Other companies reporting earnings before the open include SAP, Baker Hughes, Schlumberger, Genuine Parts, Honeywell, Interpublic, Kansas City Southern, Kimberly-Clark, State Street, Under Armour and Rockwell Collins.
SeaWorld shares begin trading on the NYSE, under the symbol SEAS Friday. The IPO priced at $27 Thursday, the high end of its expected range.
The G-20 winds down its meeting, and the International Monetary Fund and World Bank hold their spring meeting in Washington. Treasury Secretary Jacob Lew speaks to the IMF at 5:15 p.m. ET.
(Read More: What the G20 Need to Talk About This Week)
Federal Reserve Gov. Jeremy Stein speaks on the economy at 8 a.m. in Charlotte, N.C. at the Richmond Fed Credit Markets Symposium.
There is no economic data Friday.
Treasury prices rose Thursday, after more disappointing data came from the Philadelphia Fed, which said its business activity index fell to 1.3 in April from 2.0 in March. Weekly jobless claims, however, were roughly in line at 352,000, a gain of 4,000.
(Read More: Steady as It Goes for Jobless Claims Picture)
MKM economist and strategist Michael Darda said despite all the worry and stock market sell off, there's not much evidence of a tightening of liquidity conditions.
"With commodity prices slumping, investors are understandably worried about global growth. There's also concern that Q1 earnings season is shaping up to be a dud.
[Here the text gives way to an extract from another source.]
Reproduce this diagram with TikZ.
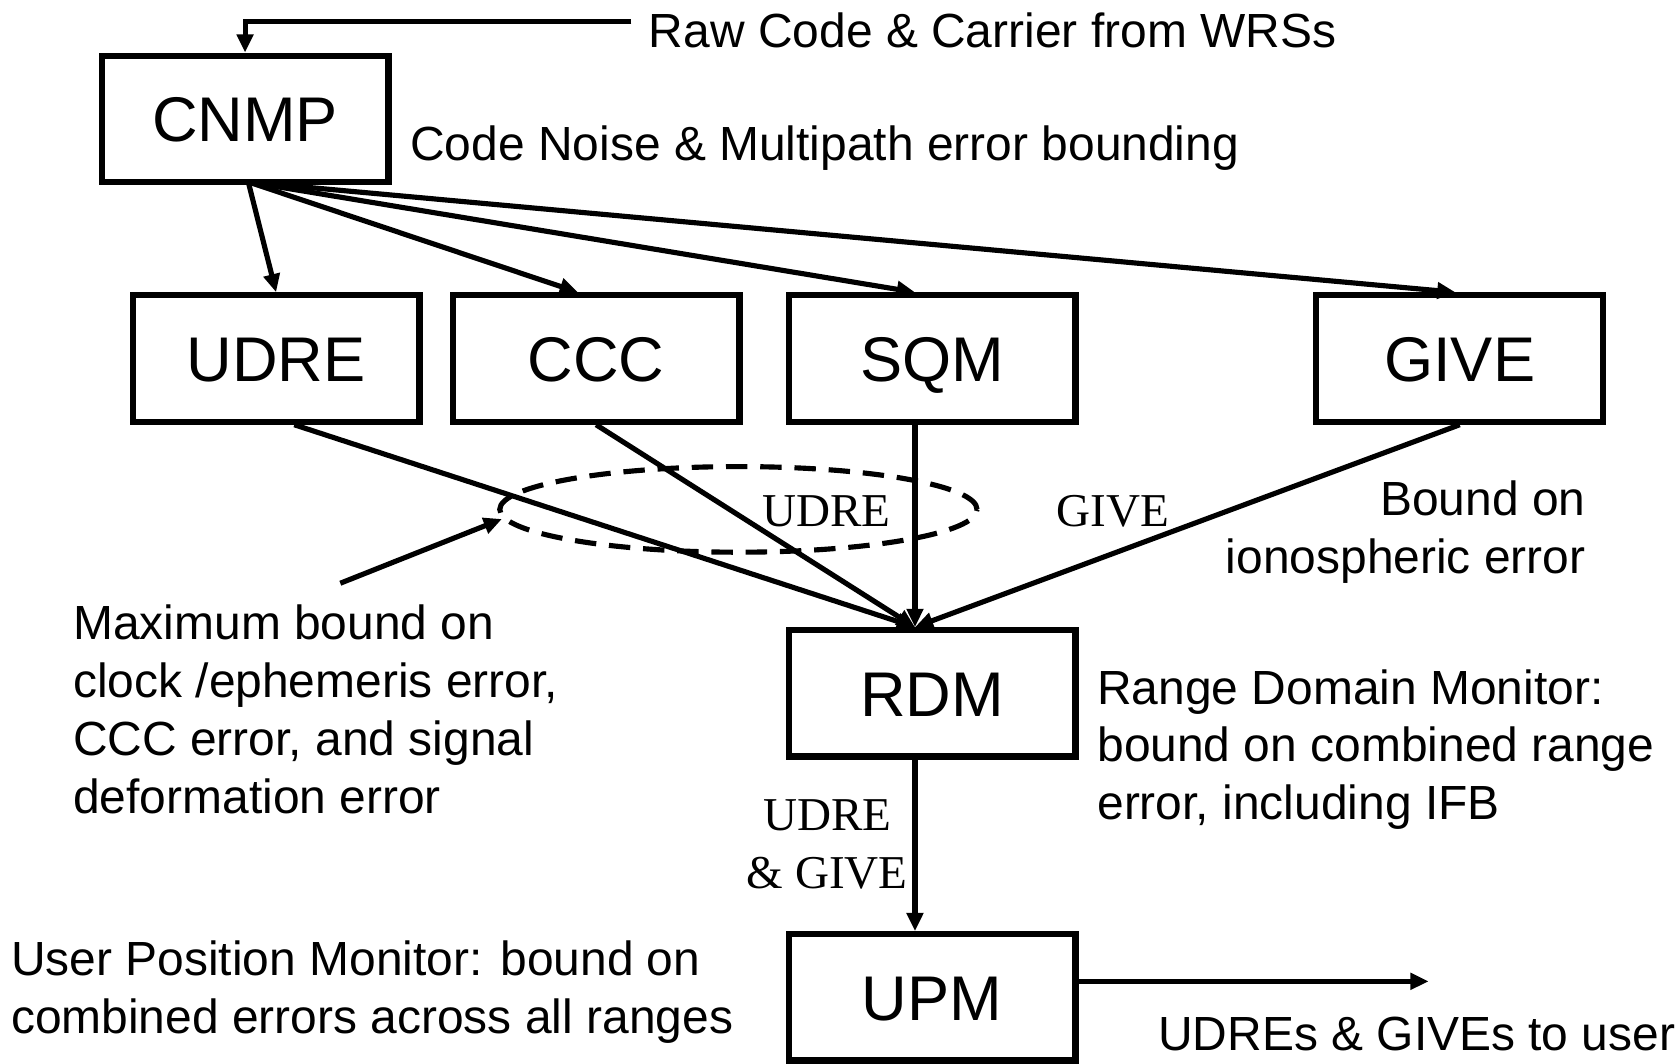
\documentclass[tikz,border=0pt]{standalone}
\usepackage{fontspec}
\setmainfont{Liberation Sans}
\newfontfamily\seriffam{Liberation Serif}
\usetikzlibrary{arrows.meta}
\begin{document}
\begin{tikzpicture}[x=0.5pt,y=-0.5pt,
  blk/.style={draw,line width=2.9pt,rectangle,minimum width=134pt,minimum height=59pt,inner sep=0pt,text height=21.2pt,text depth=0pt,font=\fontsize{29.5}{35}\selectfont},
  arr/.style={line width=2.4pt,-{Triangle[length=8.5pt,width=7.5pt]}},
  txt/.style={font=\fontsize{22.4}{27}\selectfont,inner sep=0pt,align=left},
  lbl/.style={font=\seriffam\fontsize{22}{27}\selectfont,inner sep=0pt,align=center}]
\useasboundingbox (0,0) rectangle (1568,994);
% boxes
\node[blk] (cnmp) at (229,111) {CNMP};
\node[blk] (udre) at (258,335) {UDRE};
\node[blk] (ccc) at (557,335) {CCC};
\node[blk] (sqm) at (871,335) {SQM};
\node[blk] (give) at (1364,335) {GIVE};
\node[blk] (rdm) at (871,648) {RDM};
\node[blk] (upm) at (871,932) {UPM};
% input arrow
\coordinate (rawstart) at (590,20);
\draw[arr] (rawstart) -| (cnmp.north);
% fan out of CNMP
\coordinate (fan) at (232,170);
\draw[arr] (fan) -- (udre.north);
\draw[arr] (fan) -- ([xshift=-8.5pt]ccc.north);
\draw[arr] (fan) -- ([xshift=-8pt]sqm.north);
\draw[arr] (fan) -- ([xshift=-2pt]give.north);
% into RDM
\coordinate (rin) at (855,586);
\draw[arr] ([xshift=8.5pt]udre.south) -- (rin);
\draw[arr] (ccc.south) -- (rin);
\draw[arr] ([xshift=-8pt]sqm.south) -- (rin);
\draw[arr] (give.south) -- (rin);
% RDM to UPM
\draw[arr] ([xshift=-8pt]rdm.south) -- ([xshift=-8pt]upm.north);
% UPM out
\coordinate (out) at (1335,917);
\draw[arr] (upm.east |- out) -- (out);
% dashed ellipse and pointer
\draw[line width=2.4pt,dash pattern=on 10pt off 6pt] (690,476) ellipse [x radius=111.5pt, y radius=20pt];
\coordinate (p1) at (318,545);
\coordinate (p2) at (469,485);
\draw[arr] (p1) -- (p2);
% labels on connectors
\node[lbl] (l1) at (772,478) {UDRE};
\node[lbl] (l2) at (1040,478) {GIVE};
\node[lbl] (l3) at (773,789) {UDRE\\\& GIVE};
% descriptive texts (base = last line's baseline)
\node[txt,anchor=base west] (t1) at (606,44) {Raw Code \& Carrier from WRSs};
\node[txt,anchor=base west] (t2) at (383,150) {Code Noise \& Multipath error bounding};
\node[txt,anchor=base east,align=right] (t3) at (1482,536) {Bound on\\ionospheric error};
\node[txt,anchor=base west] (t4) at (68,760) {Maximum bound on\\clock /ephemeris error,\\CCC error, and signal\\deformation error};
\node[txt,anchor=base west] (t5) at (1025,766) {Range Domain Monitor:\\bound on combined range\\error, including IFB};
\node[txt,anchor=base west] (t6) at (10,966) {User Position Monitor: bound on\\combined errors across all ranges};
\node[txt,anchor=base west] (t7) at (1082,982) {UDREs \& GIVEs to user};
\end{tikzpicture}
\end{document}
The combination has led to sharp selloff in emerging market equities and a much-anticipated pullback in U.S. stocks," Darda wrote in a note. "…The most important macro indicator released today (in our view) was jobless claims, which have been (inversely) correlated to the equity market and remain in a moderate descent on a year-to-year basis, consistent with a gradually improving labor market and ongoing business cycle recovery. Pullbacks will come and go, but this business cycle still has legs in our view."
The 10-year yield fell to 1.68 percent. The prices of Treasurys designed to protect investors from inflation fell sharply Thursday, after a weak auction. Yields on the 5-year TIPS hit their highest level since January after investors showed lackluster interest in an $18 billion auction.